◆ Exercise brief
Copy each line of the data below exactly, leaving out pictures.

── Stored data

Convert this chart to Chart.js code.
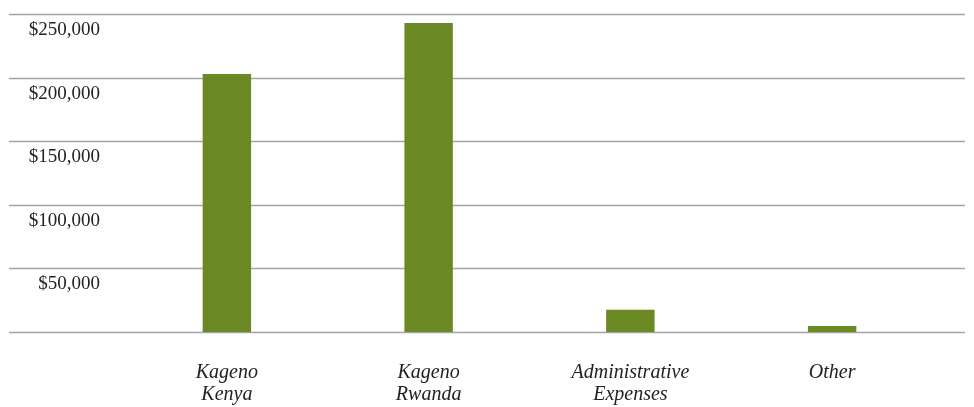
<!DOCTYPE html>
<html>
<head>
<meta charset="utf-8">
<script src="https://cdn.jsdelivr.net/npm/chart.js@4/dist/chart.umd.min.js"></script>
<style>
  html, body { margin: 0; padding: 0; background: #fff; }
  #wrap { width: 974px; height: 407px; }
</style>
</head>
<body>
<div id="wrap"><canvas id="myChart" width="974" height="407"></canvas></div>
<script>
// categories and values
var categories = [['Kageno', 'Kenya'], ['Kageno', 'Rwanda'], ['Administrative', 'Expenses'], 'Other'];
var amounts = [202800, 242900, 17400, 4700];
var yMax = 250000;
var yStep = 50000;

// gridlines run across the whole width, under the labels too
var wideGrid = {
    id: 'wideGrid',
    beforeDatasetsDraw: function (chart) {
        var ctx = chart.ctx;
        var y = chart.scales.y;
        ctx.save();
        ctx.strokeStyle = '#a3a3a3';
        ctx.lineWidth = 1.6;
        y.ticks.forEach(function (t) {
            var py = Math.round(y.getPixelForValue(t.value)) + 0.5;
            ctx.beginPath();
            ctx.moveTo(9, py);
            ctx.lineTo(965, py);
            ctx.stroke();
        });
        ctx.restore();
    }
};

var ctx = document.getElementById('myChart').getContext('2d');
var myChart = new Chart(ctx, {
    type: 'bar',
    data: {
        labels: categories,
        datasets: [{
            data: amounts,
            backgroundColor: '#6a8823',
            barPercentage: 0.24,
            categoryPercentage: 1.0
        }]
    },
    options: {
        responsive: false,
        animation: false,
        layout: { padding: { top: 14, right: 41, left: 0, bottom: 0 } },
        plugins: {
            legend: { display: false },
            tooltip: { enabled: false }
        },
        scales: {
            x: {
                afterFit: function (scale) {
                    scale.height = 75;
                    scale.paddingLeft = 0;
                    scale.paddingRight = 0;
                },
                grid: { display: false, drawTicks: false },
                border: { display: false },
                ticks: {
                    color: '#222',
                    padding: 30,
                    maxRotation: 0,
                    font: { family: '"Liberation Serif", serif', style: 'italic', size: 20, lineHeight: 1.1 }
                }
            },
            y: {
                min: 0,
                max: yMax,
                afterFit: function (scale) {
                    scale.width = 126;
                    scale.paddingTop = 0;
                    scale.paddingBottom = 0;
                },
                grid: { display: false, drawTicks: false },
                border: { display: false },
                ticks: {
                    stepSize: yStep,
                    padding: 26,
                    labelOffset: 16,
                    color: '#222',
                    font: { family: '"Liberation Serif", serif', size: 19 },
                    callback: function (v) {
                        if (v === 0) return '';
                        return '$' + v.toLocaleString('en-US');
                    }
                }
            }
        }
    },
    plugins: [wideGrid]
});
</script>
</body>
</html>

────

◆ Result of this task
Convert this chart to Chart.js code.
<!DOCTYPE html>
<html>
<head>
<meta charset="utf-8">
<script src="https://cdn.jsdelivr.net/npm/chart.js@4/dist/chart.umd.min.js"></script>
<style>
  html, body { margin: 0; padding: 0; background: #fff; }
  #wrap { width: 974px; height: 407px; }
</style>
</head>
<body>
<div id="wrap"><canvas id="myChart" width="974" height="407"></canvas></div>
<script>
// categories and values
var categories = [['Kageno', 'Kenya'], ['Kageno', 'Rwanda'], ['Administrative', 'Expenses'], 'Other'];
var amounts = [202800, 242900, 17400, 4700];
var yMax = 250000;
var yStep = 50000;

// gridlines run across the whole width, under the labels too
var wideGrid = {
    id: 'wideGrid',
    beforeDatasetsDraw: function (chart) {
        var ctx = chart.ctx;
        var y = chart.scales.y;
        ctx.save();
        ctx.strokeStyle = '#a3a3a3';
        ctx.lineWidth = 1.6;
        y.ticks.forEach(function (t) {
            var py = Math.round(y.getPixelForValue(t.value)) + 0.5;
            ctx.beginPath();
            ctx.moveTo(9, py);
            ctx.lineTo(965, py);
            ctx.stroke();
        });
        ctx.restore();
    }
};

var ctx = document.getElementById('myChart').getContext('2d');
var myChart = new Chart(ctx, {
    type: 'bar',
    data: {
        labels: categories,
        datasets: [{
            data: amounts,
            backgroundColor: '#6a8823',
            barPercentage: 0.24,
            categoryPercentage: 1.0
        }]
    },
    options: {
        responsive: false,
        animation: false,
        layout: { padding: { top: 14, right: 41, left: 0, bottom: 0 } },
        plugins: {
            legend: { display: false },
            tooltip: { enabled: false }
        },
        scales: {
            x: {
                afterFit: function (scale) {
                    scale.height = 75;
                    scale.paddingLeft = 0;
                    scale.paddingRight = 0;
                },
                grid: { display: false, drawTicks: false },
                border: { display: false },
                ticks: {
                    color: '#222',
                    padding: 30,
                    maxRotation: 0,
                    font: { family: '"Liberation Serif", serif', style: 'italic', size: 20, lineHeight: 1.1 }
                }
            },
            y: {
                min: 0,
                max: yMax,
                afterFit: function (scale) {
                    scale.width = 126;
                    scale.paddingTop = 0;
                    scale.paddingBottom = 0;
                },
                grid: { display: false, drawTicks: false },
                border: { display: false },
                ticks: {
                    stepSize: yStep,
                    padding: 26,
                    labelOffset: 16,
                    color: '#222',
                    font: { family: '"Liberation Serif", serif', size: 19 },
                    callback: function (v) {
                        if (v === 0) return '';
                        return '$' + v.toLocaleString('en-US');
                    }
                }
            }
        }
    },
    plugins: [wideGrid]
});
</script>
</body>
</html>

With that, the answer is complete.